CYP46A1 activation by low-dose efavirenz uncovers the link between brain cholesterol metabolism, energetics, and vasculature.

CYP46A1 converts cholesterol to 24-hydroxycholesterol, the principal mechanism for brain cholesterol removal and turnover. CYP46A1 can be allosterically activated with low-dose anti-HIV drug efavirenz and mitigate the manifestations of various neurologic diseases in mouse models and Niemann-Pick type C disease in humans. Yet the underlying reasons for such a broad range of efavirenz therapeutic effects are currently unknown.
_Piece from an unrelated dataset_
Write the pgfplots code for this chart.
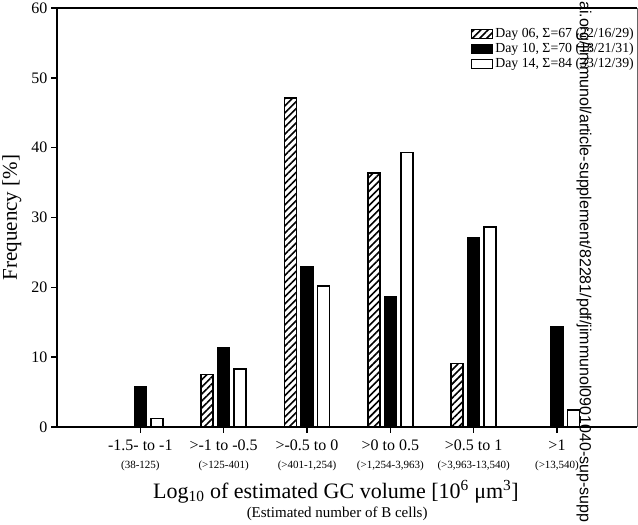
\documentclass[border=0pt]{standalone}
\usepackage{fontspec}
\setmainfont{Liberation Serif}
\newfontfamily\wmfont{Liberation Sans}
\usepackage{pgfplots}
\usepackage{pgfplotstable}
\pgfplotsset{compat=1.18}
\usetikzlibrary{patterns.meta}

% percent of GCs per volume class (x = class index)
\pgfplotstableread{
x d06 d10 d14
0 0 5.7 1.2
1 7.5 11.4 8.3
2 47.1 22.9 20.2
3 36.4 18.6 39.3
4 9.1 27.1 28.6
5 0 14.3 2.4
}\freq

\pgfplotsset{
  boxleg/.style={legend image code/.code={%
    \draw[##1, line width=1pt] (0pt,-4.5pt) rectangle (21pt,4.5pt);}},
}

\begin{document}
\begin{tikzpicture}
\begin{axis}[
  scale only axis, width=580pt, height=419pt,
  clip=false,
  axis x line*=bottom, axis y line*=left,
  axis line style={line width=1.8pt},
  xmin=-1, xmax=5.96, ymin=0, ymax=60,
  ytick={0,10,...,60},
  xtick={0,...,5},
  xticklabels={
    {-1.5- to -1\\[1pt]{\fontsize{11}{12}\selectfont (38-125)}},
    {>-1 to -0.5\\[1pt]{\fontsize{11}{12}\selectfont (>125-401)}},
    {>-0.5 to 0\\[1pt]{\fontsize{11}{12}\selectfont (>401-1,254)}},
    {>0 to 0.5\\[1pt]{\fontsize{11}{12}\selectfont (>1,254-3,963)}},
    {>0.5 to 1\\[1pt]{\fontsize{11}{12}\selectfont (>3,963-13,540)}},
    {>1\\[1pt]{\fontsize{11}{12}\selectfont (>13,540)}}},
  xticklabel style={align=center, font=\fontsize{16}{17}\selectfont, yshift=-3pt},
  yticklabel style={font=\fontsize{16}{18}\selectfont},
  /pgf/number format/assume math mode=true,
  tick align=outside, major tick length=6pt,
  tick style={black, line width=1.5pt},
  ylabel={Frequency [\%]},
  every axis y label/.style={at={(axis description cs:-0.078,0.5)},
    rotate=90, anchor=center, font=\fontsize{21}{23}\selectfont},
  xlabel={Log\textsubscript{10} of estimated GC volume [10\textsuperscript{6} μm\textsuperscript{3}]},
  every axis x label/.style={at={(axis description cs:0.481,0)},
    anchor=center, yshift=-65pt, font=\fontsize{22}{24}\selectfont},
  ybar=4.5pt, bar width=12pt,
  legend style={draw=none, fill=none, at={(1,1)}, anchor=north east,
    yshift=-17pt, xshift=0pt, inner sep=1pt,
    font=\fontsize{13.8}{16}\selectfont, row sep=0pt,
    /tikz/every even column/.append style={column sep=2pt}},
  legend cell align=left,
]
\addplot[boxleg, draw=black, line width=1.6pt,
  pattern={Lines[angle=45, distance=5pt, line width=1.6pt]}]
  table[x=x, y=d06] {\freq};
\addplot[boxleg, draw=black, fill=black, line width=1.6pt]
  table[x=x, y=d10] {\freq};
\addplot[boxleg, draw=black, fill=white, line width=1.6pt]
  table[x=x, y=d14] {\freq};
\legend{{Day 06, Σ=67 (22/16/29)}, {Day 10, Σ=70 (18/21/31)}, {Day 14, Σ=84 (33/12/39)}}
\draw[line width=1.6pt] (rel axis cs:0,1) -- (rel axis cs:1,1);
\draw[black!60, line width=0.8pt] (rel axis cs:1,0) -- (rel axis cs:1,1);
\node[font=\fontsize{15}{17}\selectfont, anchor=center, yshift=-87pt]
  at (rel axis cs:0.483,0) {(Estimated number of B cells)};
\end{axis}
\node[font=\wmfont\fontsize{16}{16}\selectfont, text=black, rotate=-90,
  anchor=west, inner sep=0pt]
  at ([shift={(527pt,7pt)}]current axis.north west)
  {ai.org/jimmunol/article-supplement/82281/pdf/jimmunol0901040-sup-supp};
\pgfresetboundingbox
\useasboundingbox ([shift={(-57pt,-98pt)}]current axis.south west)
  rectangle ([shift={(1pt,8pt)}]current axis.north east);
\end{tikzpicture}
\end{document}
Here 5XFAD mice, a model of Alzheimer's disease, were treated with low-dose efavirenz, and assessed for changes in their brain proteome, acetylproteome, and metabolome. Sex-independent increases in brain levels of phosphatidylcholines, sphingomyelins, and certain amino acids were documented, and various functional enrichments were identified. The most notable related to brain energy production, vascularization, and prevention of glutamatergic overactivation. Unexpectedly, these and many other enrichments were mediated by different proteins in female and male 5XFAD mice. Efavirenz treatment of 5XFAD mice was repeated, and energy-related compounds were quantified in the brain after in vivo isotopic labeling. Cerebral vasculature was assessed as well. We found increased glycolysis branching, carbon flux through the tricarboxylic acid cycle, and use of alternative energy sources (fatty acids, ketone bodies, and amino acids). Sex-independent improvements in brain vascularization and integrity of the blood-brain barrier were also documented. Collectively, our data suggested that CYP46A1 activation by efavirenz increases brain metabolic flexibility and thereby brain energetics. This enables the increase in production of the building blocks for cellular and tissue repair and rescue of brain pathology, thus explaining the therapeutic benefits for the broad spectrum of neurologic disorders.